== Directions for this task ==
Write out the material again exactly, please, and omit the pictures.

== Source excerpt ==
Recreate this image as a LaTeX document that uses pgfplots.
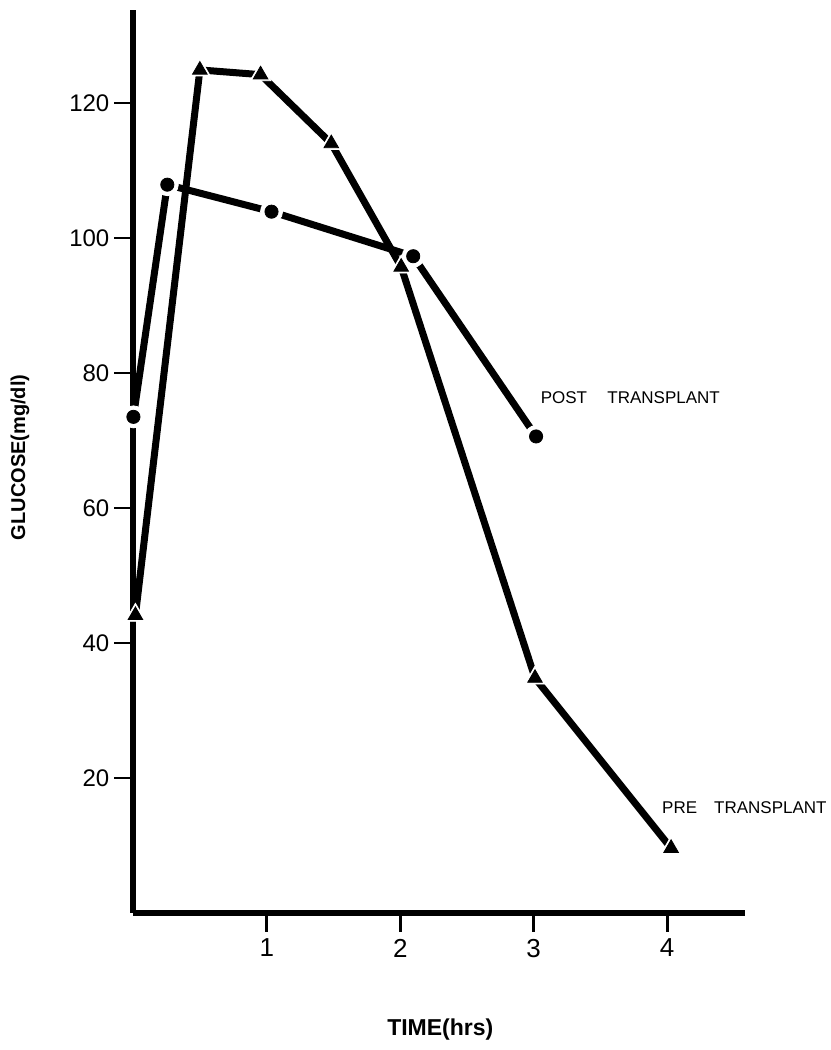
\documentclass[border=0pt]{standalone}
\usepackage{fontspec}
\setmainfont{Liberation Sans}
\usepackage{pgfplots}
\pgfplotsset{compat=1.18}
\begin{document}
\begin{tikzpicture}
\pgfplotstableread{
x y
0.015 44.1
0.498 124.9
0.953 124.2
1.483 114.0
2.007 95.7
3.01 34.8
4.03 9.6
}\pre
\pgfplotstableread{
x y
0.0 73.5
0.254 107.9
1.035 103.9
2.097 97.3
3.018 70.6
}\post
\begin{axis}[
  scale only axis,
  width=305.5pt, height=451.5pt,
  xmin=0, xmax=4.58, ymin=0, ymax=133.8,
  axis lines=left,
  axis line style={-, line width=3pt},
  clip=false,
  xtick={1,2,3,4},
  ytick={20,40,60,80,100,120},
  tick align=outside,
  major tick length=9.5pt,
  tick style={line width=1.4pt, black},
  /pgf/number format/assume math mode=true,
  xticklabel style={font=\fontsize{13}{14}\selectfont, yshift=0pt},
  yticklabel style={font=\fontsize{12}{13}\selectfont, xshift=1pt},
  xlabel={\textbf{TIME(hrs)}},
  xlabel style={font=\fontsize{11.5}{12}\selectfont, at={(axis cs:2.3,-18.1)}, anchor=base},
  ylabel={\textbf{GLUCOSE(mg/dl)}},
  ylabel style={font=\fontsize{10}{11}\selectfont, at={(axis cs:-0.85,67.5)}, anchor=center},
]
\path (axis cs:-1,-20.3) rectangle (axis cs:5.224,135.26);
\addplot[black, line width=3.5pt, line join=round] table {\pre};
\addplot[black, line width=3.5pt, line join=round] table {\post};
\addplot[only marks, mark=triangle*, mark size=6pt, white, mark options={fill=white, draw=white}] table {\pre};
\addplot[only marks, mark=*, mark size=5.5pt, white, mark options={fill=white, draw=white}] table {\post};
\addplot[only marks, mark=triangle*, mark size=4.2pt, black, mark options={fill=black}] table {\pre};
\addplot[only marks, mark=*, mark size=3.3pt, black, mark options={fill=black}] table {\post};
\node[anchor=west, font=\fontsize{8.5}{10}\selectfont] at (axis cs:3.0,76.3) {POST\hspace{1.2em}TRANSPLANT};
\node[anchor=west, font=\fontsize{8.5}{10}\selectfont, inner sep=0pt] at (axis cs:3.96,15.6) {PRE\hspace{1em}TRANSPLANT};
\end{axis}
\end{tikzpicture}
\end{document}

== The output ==
Recreate this image as a LaTeX document that uses pgfplots.
\documentclass[border=0pt]{standalone}
\usepackage{fontspec}
\setmainfont{Liberation Sans}
\usepackage{pgfplots}
\pgfplotsset{compat=1.18}
\begin{document}
\begin{tikzpicture}
\pgfplotstableread{
x y
0.015 44.1
0.498 124.9
0.953 124.2
1.483 114.0
2.007 95.7
3.01 34.8
4.03 9.6
}\pre
\pgfplotstableread{
x y
0.0 73.5
0.254 107.9
1.035 103.9
2.097 97.3
3.018 70.6
}\post
\begin{axis}[
  scale only axis,
  width=305.5pt, height=451.5pt,
  xmin=0, xmax=4.58, ymin=0, ymax=133.8,
  axis lines=left,
  axis line style={-, line width=3pt},
  clip=false,
  xtick={1,2,3,4},
  ytick={20,40,60,80,100,120},
  tick align=outside,
  major tick length=9.5pt,
  tick style={line width=1.4pt, black},
  /pgf/number format/assume math mode=true,
  xticklabel style={font=\fontsize{13}{14}\selectfont, yshift=0pt},
  yticklabel style={font=\fontsize{12}{13}\selectfont, xshift=1pt},
  xlabel={\textbf{TIME(hrs)}},
  xlabel style={font=\fontsize{11.5}{12}\selectfont, at={(axis cs:2.3,-18.1)}, anchor=base},
  ylabel={\textbf{GLUCOSE(mg/dl)}},
  ylabel style={font=\fontsize{10}{11}\selectfont, at={(axis cs:-0.85,67.5)}, anchor=center},
]
\path (axis cs:-1,-20.3) rectangle (axis cs:5.224,135.26);
\addplot[black, line width=3.5pt, line join=round] table {\pre};
\addplot[black, line width=3.5pt, line join=round] table {\post};
\addplot[only marks, mark=triangle*, mark size=6pt, white, mark options={fill=white, draw=white}] table {\pre};
\addplot[only marks, mark=*, mark size=5.5pt, white, mark options={fill=white, draw=white}] table {\post};
\addplot[only marks, mark=triangle*, mark size=4.2pt, black, mark options={fill=black}] table {\pre};
\addplot[only marks, mark=*, mark size=3.3pt, black, mark options={fill=black}] table {\post};
\node[anchor=west, font=\fontsize{8.5}{10}\selectfont] at (axis cs:3.0,76.3) {POST\hspace{1.2em}TRANSPLANT};
\node[anchor=west, font=\fontsize{8.5}{10}\selectfont, inner sep=0pt] at (axis cs:3.96,15.6) {PRE\hspace{1em}TRANSPLANT};
\end{axis}
\end{tikzpicture}
\end{document}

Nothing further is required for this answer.